→ Aim: Retype, exactly as they stand, the lines from the start of the data to the line that contains "const binHalfWidth = 1;", both ends included. Leave the pictures out.

→ Data:
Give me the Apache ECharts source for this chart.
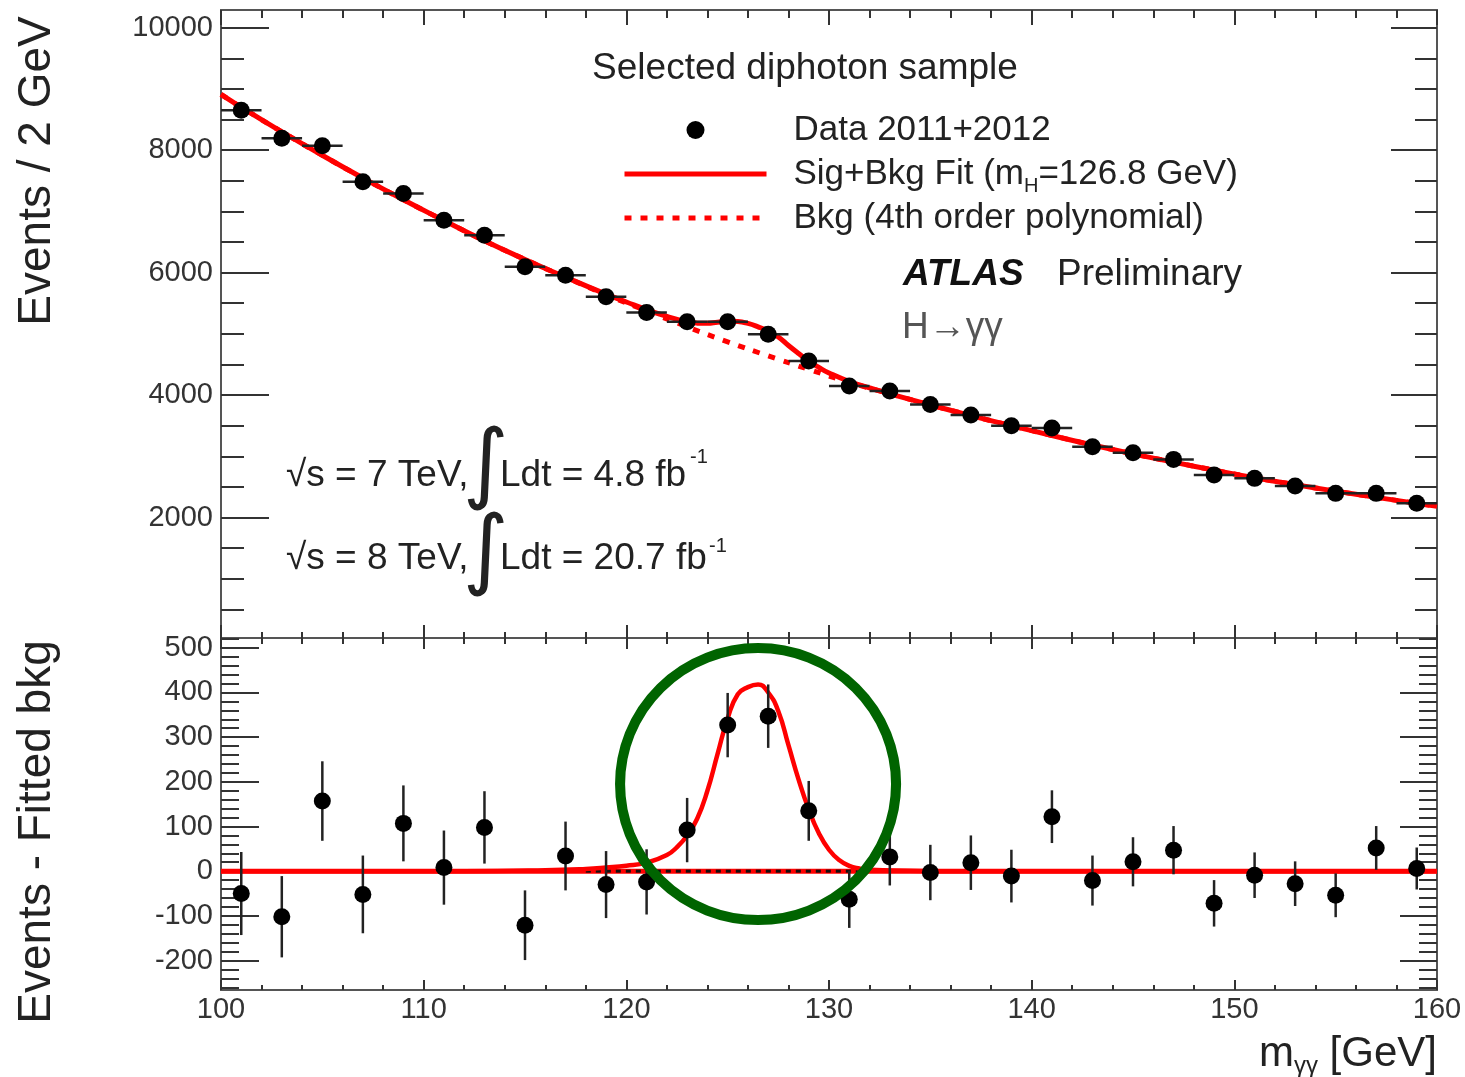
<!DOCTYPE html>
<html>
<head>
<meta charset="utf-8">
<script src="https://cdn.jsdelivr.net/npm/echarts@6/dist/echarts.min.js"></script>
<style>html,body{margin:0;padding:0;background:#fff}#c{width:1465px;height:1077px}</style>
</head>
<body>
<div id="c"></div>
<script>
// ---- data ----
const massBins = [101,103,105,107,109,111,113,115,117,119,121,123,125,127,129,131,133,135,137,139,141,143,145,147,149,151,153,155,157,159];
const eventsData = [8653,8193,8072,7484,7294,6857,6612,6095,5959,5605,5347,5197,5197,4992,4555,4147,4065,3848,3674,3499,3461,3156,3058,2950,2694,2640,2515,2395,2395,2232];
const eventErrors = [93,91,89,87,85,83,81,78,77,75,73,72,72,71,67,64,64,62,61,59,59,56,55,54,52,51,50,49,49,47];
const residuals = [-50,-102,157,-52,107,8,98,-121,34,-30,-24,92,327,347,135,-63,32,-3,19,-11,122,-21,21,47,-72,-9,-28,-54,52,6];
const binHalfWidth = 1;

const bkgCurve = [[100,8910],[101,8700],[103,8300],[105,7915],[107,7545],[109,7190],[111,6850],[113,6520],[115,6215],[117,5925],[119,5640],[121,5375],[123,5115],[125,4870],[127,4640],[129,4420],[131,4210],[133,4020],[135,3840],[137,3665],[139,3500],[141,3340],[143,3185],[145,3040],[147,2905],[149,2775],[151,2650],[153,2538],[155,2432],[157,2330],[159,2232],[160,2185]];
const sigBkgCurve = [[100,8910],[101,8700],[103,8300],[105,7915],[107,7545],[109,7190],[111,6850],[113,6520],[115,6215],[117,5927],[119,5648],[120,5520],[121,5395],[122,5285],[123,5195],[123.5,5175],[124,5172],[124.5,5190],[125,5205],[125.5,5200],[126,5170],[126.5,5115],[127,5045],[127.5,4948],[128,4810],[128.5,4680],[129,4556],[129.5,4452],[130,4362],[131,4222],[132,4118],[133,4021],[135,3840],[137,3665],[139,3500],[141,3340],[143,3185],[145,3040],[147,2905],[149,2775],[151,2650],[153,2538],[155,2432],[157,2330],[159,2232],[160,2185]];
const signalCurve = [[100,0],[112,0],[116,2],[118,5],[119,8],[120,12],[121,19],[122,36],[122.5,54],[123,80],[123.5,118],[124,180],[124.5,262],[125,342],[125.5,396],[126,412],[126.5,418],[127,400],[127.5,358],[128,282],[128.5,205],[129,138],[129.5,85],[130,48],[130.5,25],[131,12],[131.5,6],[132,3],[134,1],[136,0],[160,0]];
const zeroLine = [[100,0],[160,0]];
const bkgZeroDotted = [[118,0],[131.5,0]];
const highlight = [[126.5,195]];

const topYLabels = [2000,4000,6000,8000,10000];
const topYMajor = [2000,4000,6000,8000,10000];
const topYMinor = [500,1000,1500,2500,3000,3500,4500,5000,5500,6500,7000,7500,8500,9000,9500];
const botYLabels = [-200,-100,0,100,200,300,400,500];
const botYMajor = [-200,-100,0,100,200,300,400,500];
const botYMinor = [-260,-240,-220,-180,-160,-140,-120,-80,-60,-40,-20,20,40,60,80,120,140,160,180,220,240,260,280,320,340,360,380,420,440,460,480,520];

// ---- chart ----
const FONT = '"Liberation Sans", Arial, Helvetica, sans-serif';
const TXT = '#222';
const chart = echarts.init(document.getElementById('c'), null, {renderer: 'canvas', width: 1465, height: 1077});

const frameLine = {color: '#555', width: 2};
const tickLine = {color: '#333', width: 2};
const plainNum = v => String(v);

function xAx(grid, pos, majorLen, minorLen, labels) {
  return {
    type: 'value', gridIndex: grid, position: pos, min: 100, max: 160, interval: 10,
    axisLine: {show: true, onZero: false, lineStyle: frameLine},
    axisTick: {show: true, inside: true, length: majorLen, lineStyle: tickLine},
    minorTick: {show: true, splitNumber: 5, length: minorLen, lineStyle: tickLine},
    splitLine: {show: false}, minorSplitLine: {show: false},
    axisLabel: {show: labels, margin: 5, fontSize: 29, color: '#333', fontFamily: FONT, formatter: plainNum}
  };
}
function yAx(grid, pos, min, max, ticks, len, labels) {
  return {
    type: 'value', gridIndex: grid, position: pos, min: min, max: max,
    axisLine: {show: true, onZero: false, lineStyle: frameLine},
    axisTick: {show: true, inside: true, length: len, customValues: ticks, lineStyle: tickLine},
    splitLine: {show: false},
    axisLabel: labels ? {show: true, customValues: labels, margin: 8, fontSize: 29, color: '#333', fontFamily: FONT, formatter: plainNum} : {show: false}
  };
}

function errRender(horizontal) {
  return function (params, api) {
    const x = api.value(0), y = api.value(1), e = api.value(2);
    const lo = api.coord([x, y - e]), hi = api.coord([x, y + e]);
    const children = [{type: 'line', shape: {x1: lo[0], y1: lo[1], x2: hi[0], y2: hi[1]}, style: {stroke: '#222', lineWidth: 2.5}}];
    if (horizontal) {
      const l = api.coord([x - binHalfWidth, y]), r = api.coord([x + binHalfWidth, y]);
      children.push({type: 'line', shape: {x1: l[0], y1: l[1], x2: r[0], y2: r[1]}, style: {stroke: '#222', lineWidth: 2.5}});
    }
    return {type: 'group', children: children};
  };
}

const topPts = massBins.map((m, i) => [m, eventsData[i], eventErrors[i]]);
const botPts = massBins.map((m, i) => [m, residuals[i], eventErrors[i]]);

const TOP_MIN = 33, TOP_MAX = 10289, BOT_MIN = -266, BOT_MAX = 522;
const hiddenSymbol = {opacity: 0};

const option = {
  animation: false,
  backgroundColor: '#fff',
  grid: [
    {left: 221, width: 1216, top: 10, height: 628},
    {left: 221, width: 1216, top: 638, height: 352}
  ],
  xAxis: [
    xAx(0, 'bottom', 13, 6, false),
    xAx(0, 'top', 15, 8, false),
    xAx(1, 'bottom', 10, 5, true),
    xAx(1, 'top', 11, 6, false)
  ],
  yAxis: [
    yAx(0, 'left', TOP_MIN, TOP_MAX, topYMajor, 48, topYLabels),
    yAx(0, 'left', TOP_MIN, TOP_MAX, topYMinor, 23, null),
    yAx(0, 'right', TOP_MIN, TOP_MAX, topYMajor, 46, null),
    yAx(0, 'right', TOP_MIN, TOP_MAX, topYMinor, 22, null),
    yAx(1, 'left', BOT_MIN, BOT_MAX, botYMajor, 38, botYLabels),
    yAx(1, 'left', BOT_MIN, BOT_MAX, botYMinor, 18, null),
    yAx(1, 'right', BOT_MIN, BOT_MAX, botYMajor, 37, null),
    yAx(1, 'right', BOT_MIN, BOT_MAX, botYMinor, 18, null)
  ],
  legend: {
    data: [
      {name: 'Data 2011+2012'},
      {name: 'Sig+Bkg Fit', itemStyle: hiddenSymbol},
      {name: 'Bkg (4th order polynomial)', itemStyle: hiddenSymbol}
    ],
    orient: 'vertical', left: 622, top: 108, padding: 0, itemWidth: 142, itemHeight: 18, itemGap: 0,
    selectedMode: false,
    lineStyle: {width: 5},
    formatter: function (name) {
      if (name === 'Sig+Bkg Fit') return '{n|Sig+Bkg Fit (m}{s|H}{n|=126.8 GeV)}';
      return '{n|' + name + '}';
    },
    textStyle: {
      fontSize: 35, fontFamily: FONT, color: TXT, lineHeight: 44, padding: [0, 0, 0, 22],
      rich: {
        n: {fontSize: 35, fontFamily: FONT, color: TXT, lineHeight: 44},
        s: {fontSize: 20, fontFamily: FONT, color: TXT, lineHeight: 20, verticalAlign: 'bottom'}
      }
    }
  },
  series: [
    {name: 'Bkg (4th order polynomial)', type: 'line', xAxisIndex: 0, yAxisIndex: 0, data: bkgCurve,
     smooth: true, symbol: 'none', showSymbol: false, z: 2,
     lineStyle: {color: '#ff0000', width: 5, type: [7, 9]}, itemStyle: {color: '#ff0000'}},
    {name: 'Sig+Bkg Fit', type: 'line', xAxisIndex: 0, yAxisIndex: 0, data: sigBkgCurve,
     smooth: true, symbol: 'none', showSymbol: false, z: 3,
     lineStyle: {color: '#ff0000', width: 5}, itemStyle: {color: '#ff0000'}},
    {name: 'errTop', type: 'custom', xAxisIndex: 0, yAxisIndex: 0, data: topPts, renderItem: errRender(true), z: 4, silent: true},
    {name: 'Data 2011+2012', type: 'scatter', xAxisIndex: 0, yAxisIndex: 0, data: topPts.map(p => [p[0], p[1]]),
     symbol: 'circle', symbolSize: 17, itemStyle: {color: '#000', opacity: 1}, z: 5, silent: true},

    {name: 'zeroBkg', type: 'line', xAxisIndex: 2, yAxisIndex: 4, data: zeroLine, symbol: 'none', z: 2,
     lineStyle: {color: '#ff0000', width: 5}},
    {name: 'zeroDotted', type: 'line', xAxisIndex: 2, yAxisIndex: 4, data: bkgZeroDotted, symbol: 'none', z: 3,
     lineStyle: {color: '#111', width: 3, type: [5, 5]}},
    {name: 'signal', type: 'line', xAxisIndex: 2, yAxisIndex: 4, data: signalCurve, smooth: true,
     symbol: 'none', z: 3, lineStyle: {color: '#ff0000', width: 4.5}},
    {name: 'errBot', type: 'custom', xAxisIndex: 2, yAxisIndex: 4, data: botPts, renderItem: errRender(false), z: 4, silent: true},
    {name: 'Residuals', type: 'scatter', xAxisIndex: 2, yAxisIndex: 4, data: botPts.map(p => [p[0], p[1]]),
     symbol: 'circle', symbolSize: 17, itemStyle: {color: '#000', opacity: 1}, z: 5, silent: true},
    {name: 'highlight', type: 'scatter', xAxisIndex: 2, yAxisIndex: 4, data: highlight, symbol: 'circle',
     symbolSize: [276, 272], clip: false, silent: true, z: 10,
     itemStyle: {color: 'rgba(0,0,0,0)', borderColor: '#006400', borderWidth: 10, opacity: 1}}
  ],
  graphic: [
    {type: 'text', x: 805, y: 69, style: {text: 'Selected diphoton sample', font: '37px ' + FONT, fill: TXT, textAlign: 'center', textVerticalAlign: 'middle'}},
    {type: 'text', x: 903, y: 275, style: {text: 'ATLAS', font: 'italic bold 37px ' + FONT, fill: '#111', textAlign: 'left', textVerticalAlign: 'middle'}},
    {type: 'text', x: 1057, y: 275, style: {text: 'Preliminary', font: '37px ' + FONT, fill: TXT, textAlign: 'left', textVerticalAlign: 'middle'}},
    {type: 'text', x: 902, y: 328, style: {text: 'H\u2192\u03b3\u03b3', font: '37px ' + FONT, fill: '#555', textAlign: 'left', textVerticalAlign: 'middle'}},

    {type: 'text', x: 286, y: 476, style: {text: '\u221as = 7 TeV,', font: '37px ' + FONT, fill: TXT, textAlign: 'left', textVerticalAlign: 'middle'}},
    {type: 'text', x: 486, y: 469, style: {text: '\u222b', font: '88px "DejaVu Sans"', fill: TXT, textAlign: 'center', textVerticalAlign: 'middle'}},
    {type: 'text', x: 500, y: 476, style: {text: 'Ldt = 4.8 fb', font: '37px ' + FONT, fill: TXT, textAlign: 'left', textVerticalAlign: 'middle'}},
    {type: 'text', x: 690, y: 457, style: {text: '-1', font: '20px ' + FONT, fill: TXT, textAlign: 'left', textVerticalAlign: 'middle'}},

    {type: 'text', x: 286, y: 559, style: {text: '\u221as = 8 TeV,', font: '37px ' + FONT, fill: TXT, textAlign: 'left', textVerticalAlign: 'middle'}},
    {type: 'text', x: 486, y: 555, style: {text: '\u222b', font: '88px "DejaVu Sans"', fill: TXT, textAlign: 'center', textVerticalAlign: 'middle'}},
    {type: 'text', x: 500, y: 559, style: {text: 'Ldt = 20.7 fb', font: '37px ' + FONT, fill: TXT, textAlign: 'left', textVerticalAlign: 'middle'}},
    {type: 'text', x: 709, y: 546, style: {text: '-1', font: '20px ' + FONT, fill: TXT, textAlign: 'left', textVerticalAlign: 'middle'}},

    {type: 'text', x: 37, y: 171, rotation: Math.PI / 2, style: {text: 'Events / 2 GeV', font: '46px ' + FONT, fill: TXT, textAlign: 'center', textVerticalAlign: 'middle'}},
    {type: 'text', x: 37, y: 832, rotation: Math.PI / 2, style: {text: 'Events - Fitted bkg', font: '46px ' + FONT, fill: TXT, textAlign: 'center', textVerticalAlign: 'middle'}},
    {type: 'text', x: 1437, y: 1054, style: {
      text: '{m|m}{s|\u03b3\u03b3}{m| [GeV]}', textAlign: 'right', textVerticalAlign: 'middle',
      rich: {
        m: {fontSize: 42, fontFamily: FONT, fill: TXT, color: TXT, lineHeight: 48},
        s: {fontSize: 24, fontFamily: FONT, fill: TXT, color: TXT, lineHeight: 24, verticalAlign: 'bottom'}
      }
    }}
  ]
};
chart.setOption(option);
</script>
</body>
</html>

→ Solved exercise:
Give me the Apache ECharts source for this chart.
<!DOCTYPE html>
<html>
<head>
<meta charset="utf-8">
<script src="https://cdn.jsdelivr.net/npm/echarts@6/dist/echarts.min.js"></script>
<style>html,body{margin:0;padding:0;background:#fff}#c{width:1465px;height:1077px}</style>
</head>
<body>
<div id="c"></div>
<script>
// ---- data ----
const massBins = [101,103,105,107,109,111,113,115,117,119,121,123,125,127,129,131,133,135,137,139,141,143,145,147,149,151,153,155,157,159];
const eventsData = [8653,8193,8072,7484,7294,6857,6612,6095,5959,5605,5347,5197,5197,4992,4555,4147,4065,3848,3674,3499,3461,3156,3058,2950,2694,2640,2515,2395,2395,2232];
const eventErrors = [93,91,89,87,85,83,81,78,77,75,73,72,72,71,67,64,64,62,61,59,59,56,55,54,52,51,50,49,49,47];
const residuals = [-50,-102,157,-52,107,8,98,-121,34,-30,-24,92,327,347,135,-63,32,-3,19,-11,122,-21,21,47,-72,-9,-28,-54,52,6];
const binHalfWidth = 1;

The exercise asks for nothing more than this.